The website will tell you the average price of a pint of beer in any country in the world, and then break it down to cities within each country. In Zurich, my soon to be home, a pint costs the equivalent of $6.57 US. Compared to my hometown of Seattle, Washington, where a pint goes for $3.25, that’s exactly double the price! Surprisingly, however, a pint of beer here in Shanghai goes for a shocking $5.15, more than double the Chinese average of $2.35.

Apparently, the price of beer has more to do with the local supply and demand than with relative exchange rates. Where the Big Mac Index offers a rather genuine approach to determining purchasing power parity (since the Big Mac is an identical product sold by the same restaurant facing similar costs in over 100 countries), a pint of beer is a bit more subjective a measure of PPP. Quality of beers clearly differ in locales as diverse as North Korea and Luxembourg, not to mention the incomes of beer drinkers, the number of domestic brewers, excise and value added taxes, consumers’ price elasticities of demand, and so on.

As summer vacation approaches, however, vacation planners may care to take into account the “Price of a Pint” index of purchasing power parity. Clearly, one’s dollars will go much further at bars in some places than others.

I know what you 18 year old American high school grads are thinking, “Mexico or Canada?” You’ll just have to follow the link to find out!

(Disclaimer: Mr. Welker is in no way encouraging his former students to travel to certain places based solely on the cheap price of beer there, merely to avoid places where beer is clearly out of their price range!)

11 responses so far

May 22 2008

Reflections on the weak dollar

I recently received an email from Sean Stoner, who writes a great blog, Maslow Forgot About Beer.
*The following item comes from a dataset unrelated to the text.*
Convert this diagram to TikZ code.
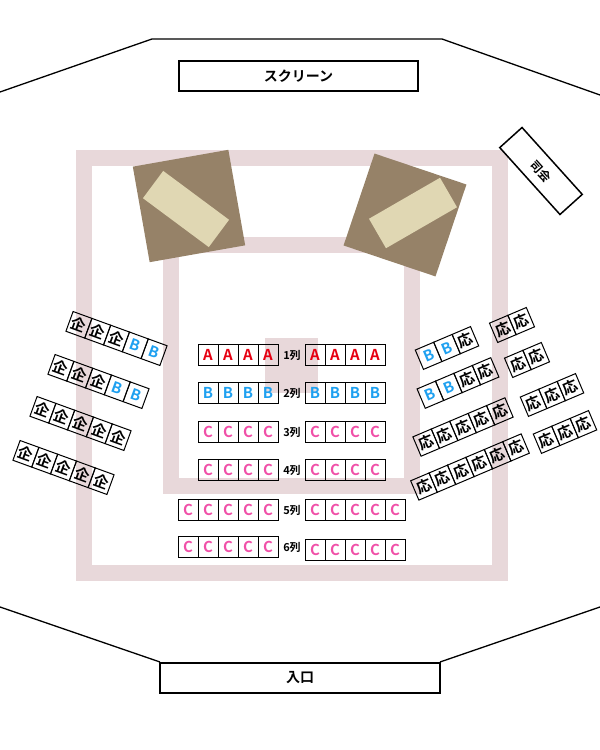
\documentclass[tikz,border=0pt]{standalone}
\usepackage{fontspec}
\newfontfamily\cjk{Noto Sans CJK JP}[BoldFont={* Bold}]
\definecolor{band}{HTML}{E8D8DA}
\definecolor{stdark}{HTML}{968268}
\definecolor{stlight}{HTML}{E0D7B3}
\definecolor{colA}{HTML}{E60012}
\definecolor{colB}{HTML}{1EA0F0}
\definecolor{colC}{HTML}{F050A8}
\tikzset{
  seat/.style={draw, line width=1pt, minimum width=20pt, minimum height=21pt, inner sep=0pt, transform shape, font=\cjk\bfseries\fontsize{15}{15}\selectfont},
  rowlbl/.style={font=\cjk\bfseries\fontsize{11}{11}\selectfont, inner sep=0pt},
  wall/.style={line width=1.3pt},
  bandline/.style={draw=band, line width=16pt},
}
\newcommand\A{\textcolor{colA}{A}}
\newcommand\B{\textcolor{colB}{B}}
\newcommand\C{\textcolor{colC}{C}}
\newcommand\sgroup[6]{%
  \begin{scope}[shift={(#2,750-#3)},rotate=#4]
    \foreach \t [count=\i] in {#6}{\node[seat] (#1-\i) at ({(\i-(#5+1)/2)*20},0) {\t};}
  \end{scope}}
\begin{document}
\begin{tikzpicture}[x=1pt,y=1pt]
\useasboundingbox (0,0) rectangle (600,750);
% bands
\draw[bandline] (84,750-158) rectangle (500,750-573);
\draw[bandline] (171,750-245) rectangle (412,750-486);
\fill[band] (265,750-338) rectangle (318,750-393);
% walls
\draw[wall] (0,750-92) -- (152,750-39) -- (442,750-39) -- (600,750-95);
\draw[wall] (0,750-607) -- (160,750-662);
\draw[wall] (600,750-607) -- (440,750-662);
\node[draw, line width=1.5pt, minimum width=239pt, minimum height=30pt, font=\cjk\bfseries\fontsize{14}{14}\selectfont] (screen) at (298.5,750-76) {スクリーン};
\node[draw, line width=1.5pt, minimum width=280pt, minimum height=30pt, font=\cjk\bfseries\fontsize{14}{14}\selectfont] (entrance) at (300,750-678) {入口};
\node[draw, line width=1.5pt, fill=white, minimum width=90pt, minimum height=30pt, rotate=-48, inner sep=1pt, font=\cjk\bfseries\fontsize{12}{12}\selectfont] (mc) at (541,750-171) {司会};
% stages
\node[fill=stdark, minimum width=97pt, minimum height=97pt, rotate=10] (stL) at (189,750-206) {};
\node[fill=stlight, minimum width=82pt, minimum height=34pt, rotate=-36.6] (tbL) at (186,750-209) {};
\node[fill=stdark, minimum width=97pt, minimum height=97pt, rotate=-18.6] (stR) at (405,750-215) {};
\node[fill=stlight, minimum width=82pt, minimum height=34pt, rotate=30] (tbR) at (413,750-213) {};
% center rows
\sgroup{r1l}{238}{355}{0}{4}{\A,\A,\A,\A}
\sgroup{r1r}{345}{355}{0}{4}{\A,\A,\A,\A}
\sgroup{r2l}{238}{393}{0}{4}{\B,\B,\B,\B}
\sgroup{r2r}{345}{393}{0}{4}{\B,\B,\B,\B}
\sgroup{r3l}{238}{432}{0}{4}{\C,\C,\C,\C}
\sgroup{r3r}{345}{432}{0}{4}{\C,\C,\C,\C}
\sgroup{r4l}{238}{470}{0}{4}{\C,\C,\C,\C}
\sgroup{r4r}{345}{470}{0}{4}{\C,\C,\C,\C}
\sgroup{r5l}{228}{510}{0}{5}{\C,\C,\C,\C,\C}
\sgroup{r5r}{355}{510}{0}{5}{\C,\C,\C,\C,\C}
\sgroup{r6l}{228}{547}{0}{5}{\C,\C,\C,\C,\C}
\sgroup{r6r}{355}{550}{0}{5}{\C,\C,\C,\C,\C}
\node[rowlbl] (l1) at (292,750-355) {1列};
\node[rowlbl] (l2) at (292,750-393) {2列};
\node[rowlbl] (l3) at (292,750-432) {3列};
\node[rowlbl] (l4) at (292,750-470) {4列};
\node[rowlbl] (l5) at (292,750-510) {5列};
\node[rowlbl] (l6) at (292,750-547) {6列};
% left tilted
\sgroup{g1}{116.5}{338.5}{-20}{5}{企,企,企,\B,\B}
\sgroup{g2}{98.5}{381.5}{-20}{5}{企,企,企,\B,\B}
\sgroup{g3}{80.5}{423.5}{-20}{5}{企,企,企,企,企}
\sgroup{g4}{63.5}{467.5}{-20}{5}{企,企,企,企,企}
% right tilted
\sgroup{h1}{447}{348}{23}{3}{\B,\B,応}
\sgroup{h2}{512}{325}{23}{2}{応,応}
\sgroup{h3}{458}{383}{23}{4}{\B,\B,応,応}
\sgroup{h4}{527}{360}{23}{2}{応,応}
\sgroup{h5}{463}{427}{23}{5}{応,応,応,応,応}
\sgroup{h6}{552}{395}{23}{3}{応,応,応}
\sgroup{h7}{470}{467}{23}{6}{応,応,応,応,応,応}
\sgroup{h8}{565}{432}{23}{3}{応,応,応}
\end{tikzpicture}
\end{document}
I had previously commented on a post Sean wrote about McCain and Clinton’s proposed gas tax holiday, which is how he found my blog. Sean wanted to know my views on the weak dollar:


What do you believe is the most direct cause(s) of the weakening of the dollar? Is it the trade deficit and/or spending deficits along with increased borrowing overseas? Is it offshoring? Tax cuts? And how direct is the causality of this to oil and commodity prices?

Of course I’ll give you full credit in the post for educating me more on this subject. Thanks in advance !


Below is my reply. I am posting it here for posterity, and because I think it may include one possible explanation of the weak dollar within the grasp of IB and AP Econ students:

Hi Sean,

Keep in mind, I’m no expert here, only a high school economics teacher… but let me just share a few thoughts about one cause of the weak dollar.

I think something you’ve forgotten to mention in your email is the role that the mortgage crisis has had on the dollar. Much of the debt from the sub-prime mortgage market was held by overseas investors. As home foreclosures picked up late last year, confidence in these mortgage-backed securities plummeted and demand for these American assets fell, thus demand for dollars among foreign investors has fallen with it, depreciating the dollar.

I think the housing market is at the core of a lot of our woes right now. In my econ class we talk about the “wealth effect” of falling home prices on consumer spending. Besides disposable income, the main determinant of overall consumption in the economy is the level of “wealth” among households. Of course, Americans’ greatest source of wealth is their homes… and the reason home prices have fallen is a simple supply and demand story, which is within the grasps of anyone who knows how supply and demand interact to determine price in a marketplace.

Low interest rates during the late Greenspan era spurred a period of new home sales, which drove prices up, spurring a building frenzy which shifted supply out. As long as demand increased more rapidly than supply, the illusion that house prices would continually rise was believable, thus buyers could be convinced that an adjustable rate mortgage (ARM) was the perfect type of loan for them. But the rising prices were unsustainable, and when the Fed began increasing interest rates a few years ago, demand for new homes declined, right as inventory was at an all time high. Naturally, home prices began to stabilize then fall, and as the “adjustable” part of all those “sub-prime” ARMs kicked in, monthly payments became too much for some Americans to bear. In an attempt to liquidate their now unaffordable houses, millions of Americans put their homes for sale, while thousands began to default on their loans, both which combined to shift supply ever further outward, putting even more downward pressure on home prices.

The story continues from here: falling home prices mean less “wealth” which means less consumer spending which means less total output in the economy which means less demand for workers which means rising unemployment… aka, RECESSION! And that’s where we are today.

So, as you can see I think the housing market is at the core of our problems. The weak dollar too, as demand for American homeowners’ debt has declined among foreign investors. Now, in the face of a recession, the Fed has lowered interest rates once again to try and stimulate new spending and investment, further exacerbating the dollar’s decline, as lower returns in the US bond market divert investors out of dollars and into more secure investments, such as… you guessed it, OIL.

The falling dollar had encouraged investors to look for stable investments, such as commodities like oil, copper, coal, etc, driving demand and prices for these commodities up, contributing to the cost-push inflation that has accompanied America’s economics slowdown.

So yes, it’s all connected… rising unemployment, sluggish growth, rising price levels and falling real wages. At the core, however, is the housing market and the “irrational exuberance” that led to a speculative building and buying spree over the last six years: a bubble which began bursting late last year and continues to have a ripple effect across the economy.

Bush’s tax cuts and deficit spending just made this whole mess even worse. I did a blog post a while back about the trade deficit with China, budget deficits and the value of the dollar, you can read that here: “Excuse me China, could you lend us another billion?”

Okay, that’s all I’ve got for you today… I hope some of these observations are useful!